Though in recent times,
there is an attempt by some litigants to make these cyber judiciary
institutions revert back to inefficient systems used by the civil
courts, there is still hope that Cyber Judicial officers will not let
the systems degenerate and lapse into a state in which today our Civil
Courts find themselves in.
If the hands of such
honest judicial officers are to be strengthened, there is a need for
media to become more conscious of the cases that are before the Cyber
Judiciary. Unfortunately, despite huge national interests involved,
Cyber Crime cases of civil nature does not attract media attention.
Cases where there is pornography attracts media but cases where a
customer of a Bank has lost money due to Phishing does not appear to be
as sensational as the pornography case. Media is therefore losing an
opportunity to observing, reporting and catalyzing developments in the
Adjudication Offices across the country and the CAT. Many Journals send
their reporters routinely to Court halls to find out what is going on.
But most of them have no idea of what is going on in Adjudication
offices or the Cyber Appellate Tribunal.
If Media was more
pro-active and had been reporting the developments in the Adjudication
offices and the Cyber Appellate Tribunal, by this time lot of awareness
would have been created in the public for these institutions. We may
recall that one article in Ananda Vikatan (Tamil publication) resulted
in a spurt of complaints to the Adjudicating Officer in Tamil Nadu.

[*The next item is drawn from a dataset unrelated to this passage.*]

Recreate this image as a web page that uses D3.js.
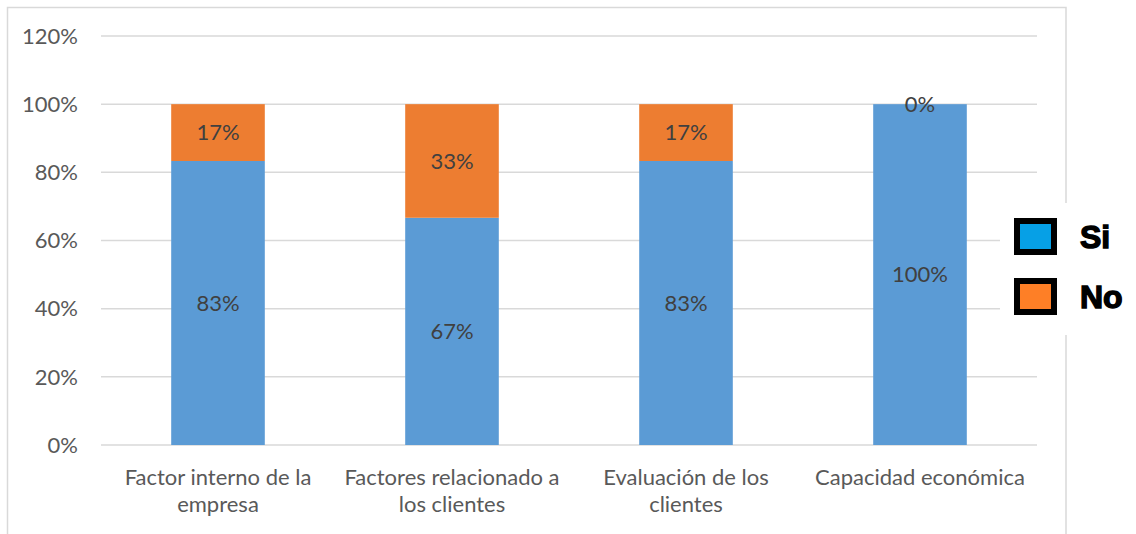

Today Tamil Nadu Adjudicating officer has already disposed of 4 cases
and is sitting on more than a dozen other complaints making it an icon
amongst Adjudication officers. Media need to study the reasons for such
phenomenal success and bring it to the notice of the public.
In fact Bangalore which
boasted of the first Cyber Crime Police Station in the Country is unable
to register even one case of adjudication indicating the value of what
Chennai Adjudicator has so far achieved. I wish the National Legal
Service Authority recognizes the service rendered by the Chennai
Adjudicating Office for the contribution made to the cause of judiciary
Similarly, media should
be reporting on the cases pending at the CAT where some cases are in the
final stages of disposal. Though the CAT came into being in 2007, it was
only in the last year that the first proper appeal was filed with CAT
and that is awaiting disposal.
The appeal which arose
out of an earlier adjudication in Chennai is being heard by CAT in a
sitting in Chennai itself on 1st
June 2011 which is likely to be the last hearing before judgment is
pronounced. Media should therefore keep its eyes and ears open for the
outcome of this hearing. Of course one of the parties to the case has
successfully delayed the proceedings of this case which ought to have
been otherwise completed by this time, using all the tricks known to
advocates and may try to see that the June 1st
hearing is also aborted without progress. Hopefully their efforts may
not succeed and we may see the culmination of one of the most celebrated
Adjudication case in the country which is today part of discussions in
The appeal when decided
is also expected to give rulings on many interesting aspects of Banking
law and practice in the digital era and is bound to be also a part of
every text book on Cyber Crimes from now on. It has the potential of
being an internationally celebrated judicial decision.
Hopefully, the vigilant
Chennai media will not miss an opportunity to follow the deliberations.